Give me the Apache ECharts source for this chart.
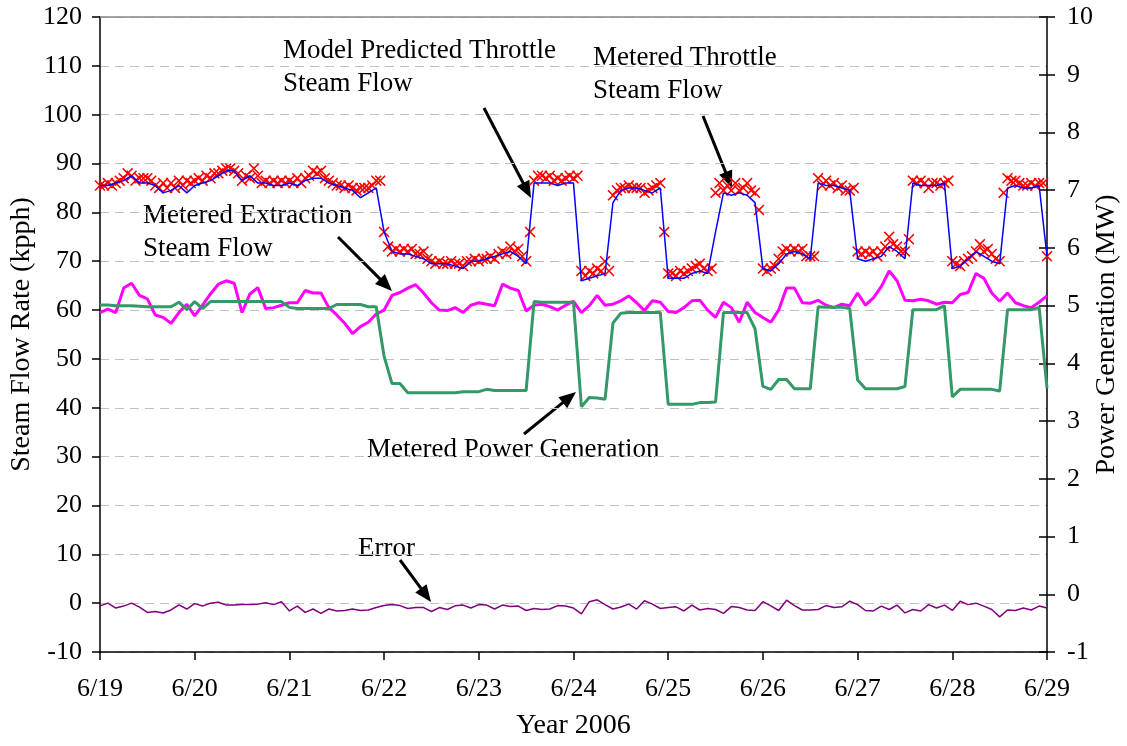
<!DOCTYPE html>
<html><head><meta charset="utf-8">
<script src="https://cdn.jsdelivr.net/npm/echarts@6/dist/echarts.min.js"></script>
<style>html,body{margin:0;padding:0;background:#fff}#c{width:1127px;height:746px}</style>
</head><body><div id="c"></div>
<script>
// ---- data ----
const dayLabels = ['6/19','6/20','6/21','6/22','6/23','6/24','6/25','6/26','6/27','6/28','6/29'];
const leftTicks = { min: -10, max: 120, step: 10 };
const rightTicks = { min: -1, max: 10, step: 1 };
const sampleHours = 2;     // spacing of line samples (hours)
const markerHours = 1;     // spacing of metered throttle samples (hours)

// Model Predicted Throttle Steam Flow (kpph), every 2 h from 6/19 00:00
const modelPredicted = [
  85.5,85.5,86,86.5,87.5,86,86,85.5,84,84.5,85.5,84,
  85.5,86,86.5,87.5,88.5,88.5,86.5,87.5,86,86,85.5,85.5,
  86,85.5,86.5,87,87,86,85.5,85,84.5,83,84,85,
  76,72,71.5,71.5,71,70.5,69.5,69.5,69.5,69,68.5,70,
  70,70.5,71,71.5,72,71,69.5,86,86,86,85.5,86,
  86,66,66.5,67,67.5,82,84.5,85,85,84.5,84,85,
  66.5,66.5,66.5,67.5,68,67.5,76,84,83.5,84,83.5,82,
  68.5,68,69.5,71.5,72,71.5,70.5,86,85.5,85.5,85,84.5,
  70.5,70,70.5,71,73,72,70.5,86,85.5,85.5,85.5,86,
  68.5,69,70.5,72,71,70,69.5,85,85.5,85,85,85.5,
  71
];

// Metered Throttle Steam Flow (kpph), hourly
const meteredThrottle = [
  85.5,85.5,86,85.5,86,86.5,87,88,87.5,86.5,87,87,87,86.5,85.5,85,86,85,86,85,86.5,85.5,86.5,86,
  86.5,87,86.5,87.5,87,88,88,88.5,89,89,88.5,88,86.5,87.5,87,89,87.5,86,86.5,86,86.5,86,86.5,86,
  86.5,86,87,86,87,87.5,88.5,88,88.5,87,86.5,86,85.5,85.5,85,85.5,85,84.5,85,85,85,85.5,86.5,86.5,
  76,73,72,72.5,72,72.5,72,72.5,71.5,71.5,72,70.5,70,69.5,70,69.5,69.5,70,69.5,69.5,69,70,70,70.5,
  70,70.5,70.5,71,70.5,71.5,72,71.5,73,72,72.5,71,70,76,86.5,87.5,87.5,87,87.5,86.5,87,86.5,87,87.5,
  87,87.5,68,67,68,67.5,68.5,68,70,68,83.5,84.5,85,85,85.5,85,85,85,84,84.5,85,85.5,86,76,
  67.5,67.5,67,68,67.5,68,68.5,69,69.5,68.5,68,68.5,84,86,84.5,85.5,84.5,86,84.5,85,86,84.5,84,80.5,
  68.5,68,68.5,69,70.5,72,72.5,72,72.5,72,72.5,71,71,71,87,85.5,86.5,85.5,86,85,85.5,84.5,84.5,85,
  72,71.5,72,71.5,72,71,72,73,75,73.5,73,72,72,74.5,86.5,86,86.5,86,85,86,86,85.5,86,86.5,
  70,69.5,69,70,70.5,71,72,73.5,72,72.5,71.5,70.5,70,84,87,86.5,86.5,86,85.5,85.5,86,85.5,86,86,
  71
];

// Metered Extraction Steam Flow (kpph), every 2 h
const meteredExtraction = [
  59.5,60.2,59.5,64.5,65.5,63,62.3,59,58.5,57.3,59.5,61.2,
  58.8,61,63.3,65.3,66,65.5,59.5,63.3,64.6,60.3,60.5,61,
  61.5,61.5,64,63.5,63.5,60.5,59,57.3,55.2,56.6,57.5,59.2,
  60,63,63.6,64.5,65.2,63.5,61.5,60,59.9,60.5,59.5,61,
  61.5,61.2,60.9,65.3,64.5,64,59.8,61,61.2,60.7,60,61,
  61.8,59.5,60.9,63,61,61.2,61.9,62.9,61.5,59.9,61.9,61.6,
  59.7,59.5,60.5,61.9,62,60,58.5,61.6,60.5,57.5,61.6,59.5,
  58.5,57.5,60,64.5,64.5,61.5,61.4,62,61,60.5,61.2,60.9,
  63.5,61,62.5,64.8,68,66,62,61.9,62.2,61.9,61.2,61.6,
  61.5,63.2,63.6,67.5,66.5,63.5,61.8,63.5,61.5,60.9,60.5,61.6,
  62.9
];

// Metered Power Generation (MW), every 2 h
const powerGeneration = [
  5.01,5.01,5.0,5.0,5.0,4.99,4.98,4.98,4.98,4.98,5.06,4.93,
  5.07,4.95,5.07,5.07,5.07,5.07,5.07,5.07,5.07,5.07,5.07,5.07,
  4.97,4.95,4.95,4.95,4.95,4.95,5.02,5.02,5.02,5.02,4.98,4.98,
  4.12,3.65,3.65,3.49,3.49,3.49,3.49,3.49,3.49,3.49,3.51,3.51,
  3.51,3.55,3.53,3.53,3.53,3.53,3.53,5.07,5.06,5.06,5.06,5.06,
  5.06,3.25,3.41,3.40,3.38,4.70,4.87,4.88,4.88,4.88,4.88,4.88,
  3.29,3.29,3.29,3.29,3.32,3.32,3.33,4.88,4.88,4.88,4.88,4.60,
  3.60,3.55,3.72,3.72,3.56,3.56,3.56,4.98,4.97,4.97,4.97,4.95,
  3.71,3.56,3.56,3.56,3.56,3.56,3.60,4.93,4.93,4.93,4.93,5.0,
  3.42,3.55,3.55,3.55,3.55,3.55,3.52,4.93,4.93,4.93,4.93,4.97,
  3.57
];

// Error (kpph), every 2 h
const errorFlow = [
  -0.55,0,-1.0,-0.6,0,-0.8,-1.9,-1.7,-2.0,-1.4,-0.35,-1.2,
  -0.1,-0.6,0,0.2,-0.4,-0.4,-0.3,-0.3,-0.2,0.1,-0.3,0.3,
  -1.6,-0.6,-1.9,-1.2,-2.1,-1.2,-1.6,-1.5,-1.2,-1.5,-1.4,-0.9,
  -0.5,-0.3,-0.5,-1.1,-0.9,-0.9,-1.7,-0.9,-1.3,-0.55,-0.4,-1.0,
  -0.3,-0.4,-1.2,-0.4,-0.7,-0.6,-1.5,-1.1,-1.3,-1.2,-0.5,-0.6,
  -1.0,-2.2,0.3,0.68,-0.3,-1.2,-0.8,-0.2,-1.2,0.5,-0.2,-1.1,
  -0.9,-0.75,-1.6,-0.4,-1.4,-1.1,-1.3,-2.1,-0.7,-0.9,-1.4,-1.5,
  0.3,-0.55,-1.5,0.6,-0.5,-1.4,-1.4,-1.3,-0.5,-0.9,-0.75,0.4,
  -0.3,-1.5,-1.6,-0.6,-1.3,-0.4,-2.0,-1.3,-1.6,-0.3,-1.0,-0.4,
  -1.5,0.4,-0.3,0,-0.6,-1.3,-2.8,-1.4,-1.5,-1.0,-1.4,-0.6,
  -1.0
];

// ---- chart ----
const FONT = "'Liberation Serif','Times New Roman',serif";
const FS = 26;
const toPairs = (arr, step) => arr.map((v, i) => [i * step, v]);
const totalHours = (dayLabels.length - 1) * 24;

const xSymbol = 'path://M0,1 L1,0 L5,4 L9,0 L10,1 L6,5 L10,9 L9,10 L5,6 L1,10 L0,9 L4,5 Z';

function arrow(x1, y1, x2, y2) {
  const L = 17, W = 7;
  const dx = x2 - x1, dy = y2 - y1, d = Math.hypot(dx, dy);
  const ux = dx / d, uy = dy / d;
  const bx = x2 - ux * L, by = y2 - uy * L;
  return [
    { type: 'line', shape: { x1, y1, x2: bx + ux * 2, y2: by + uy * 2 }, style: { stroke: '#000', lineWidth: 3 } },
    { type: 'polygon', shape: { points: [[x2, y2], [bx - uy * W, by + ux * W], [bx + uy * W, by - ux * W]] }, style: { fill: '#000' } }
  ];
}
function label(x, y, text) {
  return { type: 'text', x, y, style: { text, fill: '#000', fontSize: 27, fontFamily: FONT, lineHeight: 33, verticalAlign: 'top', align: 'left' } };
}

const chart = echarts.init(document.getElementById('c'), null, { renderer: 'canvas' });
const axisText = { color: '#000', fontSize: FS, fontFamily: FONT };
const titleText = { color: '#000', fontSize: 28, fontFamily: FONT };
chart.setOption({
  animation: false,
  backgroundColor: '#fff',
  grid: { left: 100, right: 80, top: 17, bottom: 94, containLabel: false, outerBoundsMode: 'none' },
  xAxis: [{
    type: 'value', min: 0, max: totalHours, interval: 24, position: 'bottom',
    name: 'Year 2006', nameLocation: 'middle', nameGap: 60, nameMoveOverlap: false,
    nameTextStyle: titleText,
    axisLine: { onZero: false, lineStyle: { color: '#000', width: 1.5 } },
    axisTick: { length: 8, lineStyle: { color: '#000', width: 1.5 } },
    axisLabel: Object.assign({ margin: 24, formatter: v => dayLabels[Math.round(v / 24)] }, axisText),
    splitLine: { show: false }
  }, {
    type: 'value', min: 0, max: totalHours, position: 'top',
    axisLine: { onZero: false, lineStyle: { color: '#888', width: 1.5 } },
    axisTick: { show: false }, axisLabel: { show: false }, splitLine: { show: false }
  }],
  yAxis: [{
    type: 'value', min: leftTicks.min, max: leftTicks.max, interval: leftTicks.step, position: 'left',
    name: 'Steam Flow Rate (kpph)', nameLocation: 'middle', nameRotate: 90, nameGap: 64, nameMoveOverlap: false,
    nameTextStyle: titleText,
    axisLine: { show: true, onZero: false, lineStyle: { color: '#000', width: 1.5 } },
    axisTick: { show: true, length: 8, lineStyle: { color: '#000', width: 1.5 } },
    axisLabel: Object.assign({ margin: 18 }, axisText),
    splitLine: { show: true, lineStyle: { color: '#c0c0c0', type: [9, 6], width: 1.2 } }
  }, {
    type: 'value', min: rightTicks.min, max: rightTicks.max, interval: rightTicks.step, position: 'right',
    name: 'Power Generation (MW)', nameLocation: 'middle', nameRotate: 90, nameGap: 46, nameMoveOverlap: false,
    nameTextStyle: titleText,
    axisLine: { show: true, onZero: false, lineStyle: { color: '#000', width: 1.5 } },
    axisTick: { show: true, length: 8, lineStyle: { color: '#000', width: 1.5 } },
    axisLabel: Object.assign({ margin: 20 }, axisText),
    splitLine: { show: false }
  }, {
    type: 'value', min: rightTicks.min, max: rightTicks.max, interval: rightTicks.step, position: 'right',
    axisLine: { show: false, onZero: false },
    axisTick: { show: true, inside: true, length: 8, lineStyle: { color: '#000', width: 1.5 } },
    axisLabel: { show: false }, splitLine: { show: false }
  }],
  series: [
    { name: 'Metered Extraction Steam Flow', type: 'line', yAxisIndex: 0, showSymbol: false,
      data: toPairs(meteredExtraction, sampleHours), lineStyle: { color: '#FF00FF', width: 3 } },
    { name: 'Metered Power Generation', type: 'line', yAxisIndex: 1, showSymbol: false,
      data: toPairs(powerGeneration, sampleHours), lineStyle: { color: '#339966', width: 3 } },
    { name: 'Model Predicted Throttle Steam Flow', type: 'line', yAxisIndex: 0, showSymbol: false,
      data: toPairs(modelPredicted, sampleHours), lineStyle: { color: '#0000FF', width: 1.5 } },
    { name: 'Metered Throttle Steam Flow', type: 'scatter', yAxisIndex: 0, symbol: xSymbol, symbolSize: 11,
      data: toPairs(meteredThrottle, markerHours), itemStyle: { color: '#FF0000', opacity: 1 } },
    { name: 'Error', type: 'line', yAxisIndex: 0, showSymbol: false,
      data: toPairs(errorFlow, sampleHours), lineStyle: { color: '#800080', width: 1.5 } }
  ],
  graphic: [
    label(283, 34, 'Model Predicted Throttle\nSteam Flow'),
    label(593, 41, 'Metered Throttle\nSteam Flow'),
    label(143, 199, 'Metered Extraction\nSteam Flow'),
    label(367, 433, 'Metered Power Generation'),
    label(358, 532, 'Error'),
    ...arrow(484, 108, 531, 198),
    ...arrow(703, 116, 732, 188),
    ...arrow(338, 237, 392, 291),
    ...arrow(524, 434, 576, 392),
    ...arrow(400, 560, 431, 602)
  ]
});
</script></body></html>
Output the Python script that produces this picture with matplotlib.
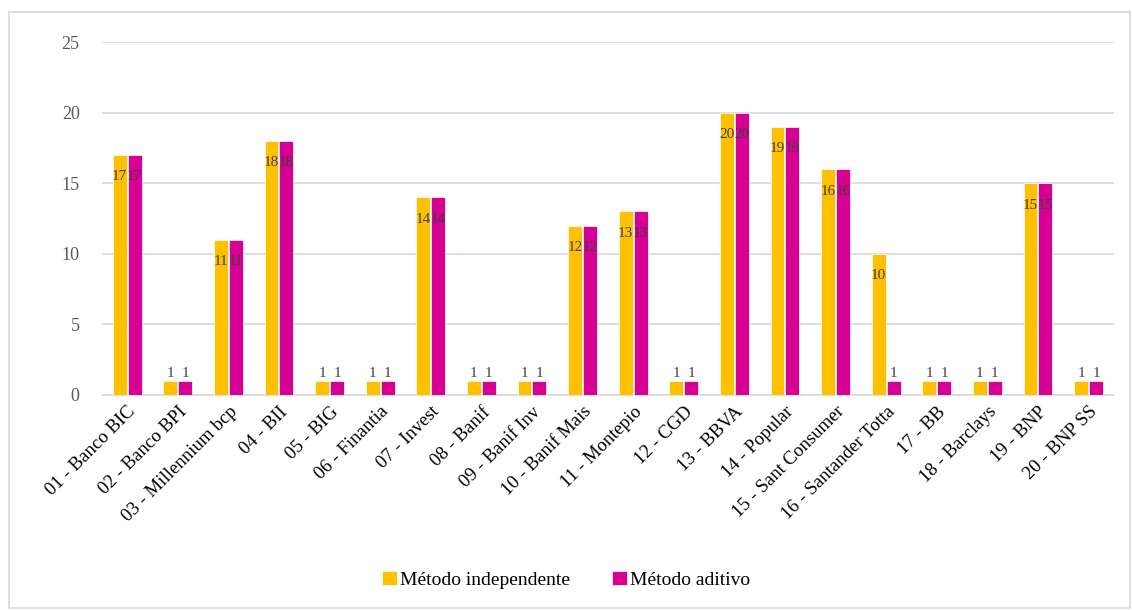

....................

What the task asks: Skip the pictures and restate exactly the lines from the beginning of the listing to the line with "const markerHours = 1;", that line included.

Answer for this exercise:
Give me the Apache ECharts source for this chart.
<!DOCTYPE html>
<html><head><meta charset="utf-8">
<script src="https://cdn.jsdelivr.net/npm/echarts@6/dist/echarts.min.js"></script>
<style>html,body{margin:0;padding:0;background:#fff}#c{width:1127px;height:746px}</style>
</head><body><div id="c"></div>
<script>
// ---- data ----
const dayLabels = ['6/19','6/20','6/21','6/22','6/23','6/24','6/25','6/26','6/27','6/28','6/29'];
const leftTicks = { min: -10, max: 120, step: 10 };
const rightTicks = { min: -1, max: 10, step: 1 };
const sampleHours = 2;     // spacing of line samples (hours)
const markerHours = 1;     // spacing of metered throttle samples (hours)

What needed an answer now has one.